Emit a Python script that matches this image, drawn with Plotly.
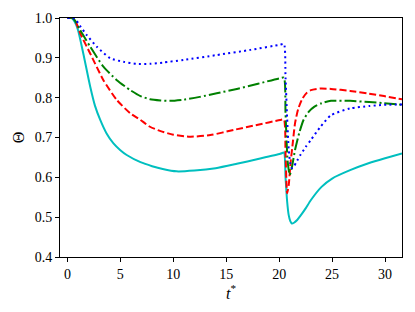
import plotly.graph_objects as go

# ---- data ----
t_cyan = [0, 0.4, 0.7, 1.0, 1.5, 2.15, 2.6, 3.1, 3.7, 4.35, 5.0, 5.6, 6.9, 8.0, 9.0, 10.3, 12, 14, 16, 18,
          20.1, 20.45, 20.6, 20.75, 20.9, 21.05, 21.2, 21.4, 21.7, 22.0, 22.5, 23.0, 24.0, 25.0, 26.7, 28.5, 30.0, 31.6]
th_cyan = [1.0, 1.0, 0.99, 0.97, 0.911, 0.828, 0.78, 0.744, 0.71, 0.685, 0.668, 0.656, 0.638, 0.628, 0.621, 0.615,
           0.617, 0.623, 0.634, 0.646, 0.659, 0.662, 0.6, 0.54, 0.505, 0.49, 0.484, 0.486, 0.493, 0.503, 0.522,
           0.543, 0.576, 0.597, 0.618, 0.636, 0.648, 0.66]

t_red = [0, 0.5, 0.8, 1.2, 2.15, 3.4, 4.67, 5.93, 6.9, 7.8, 8.8, 10, 11.6, 13.5, 15.7, 18, 20.1, 20.45, 20.6,
         20.75, 20.9, 21.07, 21.3, 21.5, 21.8, 22.2, 22.6, 23.0, 23.9, 24.9, 26.7, 28.5, 29.9, 31.6]
th_red = [1.0, 1.0, 0.99, 0.962, 0.911, 0.844, 0.794, 0.761, 0.744, 0.727, 0.716, 0.707, 0.702, 0.706, 0.719,
          0.732, 0.744, 0.745, 0.66, 0.56, 0.58, 0.635, 0.69, 0.736, 0.772, 0.798, 0.812, 0.819, 0.823, 0.822,
          0.817, 0.81, 0.804, 0.796]

t_green = [0, 0.5, 0.8, 1.2, 2.15, 3.4, 4.67, 5.93, 6.9, 7.8, 8.8, 9.7, 11, 12.5, 14.1, 16, 18, 20.1, 20.45,
           20.6, 20.8, 21.0, 21.2, 21.5, 21.9, 22.3, 22.8, 23.3, 24.0, 24.9, 26.7, 28.5, 29.9, 31.6]
th_green = [1.0, 1.0, 0.99, 0.97, 0.928, 0.878, 0.844, 0.819, 0.804, 0.796, 0.793, 0.792, 0.795, 0.802, 0.811,
            0.822, 0.835, 0.849, 0.85, 0.76, 0.64, 0.606, 0.625, 0.669, 0.712, 0.744, 0.765, 0.777, 0.786,
            0.792, 0.792, 0.789, 0.786, 0.782]

t_blue = [0, 0.5, 0.8, 1.2, 1.83, 2.78, 4.04, 5.3, 6.5, 7.8, 9, 11, 14.1, 17.3, 20.1, 20.45, 20.6, 20.75, 20.9,
          21.05, 21.2, 21.4, 21.7, 22.0, 22.5, 23.0, 23.9, 24.9, 26.7, 28.5, 29.9, 31.6]
th_blue = [1.0, 1.0, 0.995, 0.98, 0.957, 0.928, 0.899, 0.89, 0.885, 0.885, 0.888, 0.895, 0.907, 0.92, 0.933,
           0.935, 0.85, 0.75, 0.67, 0.635, 0.623, 0.628, 0.642, 0.656, 0.676, 0.694, 0.727, 0.756, 0.773,
           0.779, 0.782, 0.783]

x_ticks = [0, 5, 10, 15, 20, 25, 30]
y_ticks = [0.4, 0.5, 0.6, 0.7, 0.8, 0.9, 1.0]

series = [
    (t_cyan, th_cyan, "#00BFBF", "solid"),
    (t_red, th_red, "#FF0000", "7px,3px"),
    (t_green, th_green, "#008000", "12px,3px,2px,3px"),
    (t_blue, th_blue, "#0000FF", "2px,3.3px"),
]

fig = go.Figure()
for tx, ty, col, dash in series:
    fig.add_trace(go.Scatter(x=tx, y=ty, mode="lines",
                             line=dict(color=col, width=2, dash=dash, shape="spline", smoothing=0.6),
                             showlegend=False, hoverinfo="skip"))

FAM = "Liberation Serif"
font = dict(family=FAM, size=14, color="black")
axis_common = dict(showgrid=False, zeroline=False, showline=True, linecolor="black", linewidth=1,
                   mirror=True, ticks="outside", ticklen=4, tickwidth=1, tickcolor="black",
                   tickfont=font, automargin=False)

fig.update_layout(
    width=415, height=312,
    margin=dict(l=60, r=13, t=18, b=55),
    paper_bgcolor="white", plot_bgcolor="white",
    font=font,
    xaxis=dict(range=[-0.7, 31.6], tickvals=x_ticks, ticktext=[str(v) for v in x_ticks],
               title=dict(text="<i>t</i><sup>*</sup>", font=dict(family=FAM, size=16), standoff=0),
               **axis_common),
    yaxis=dict(range=[0.4, 1.0], tickvals=y_ticks, ticktext=[f"{v:.1f}" for v in y_ticks],
               title=dict(text="Θ", font=dict(family=FAM, size=16), standoff=6),
               **axis_common),
)

fig.write_html("out.html", config={"displayModeBar": False},
               post_script="document.body.style.margin='0';")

^^^^

_Exercise_. Starting at the top of the listing above, please restate word for word each line up to and including the one that holds "import plotly.graph_objects as go", omitting every image.

_Reply_.
Emit a Python script that matches this image, drawn with Plotly.
import plotly.graph_objects as go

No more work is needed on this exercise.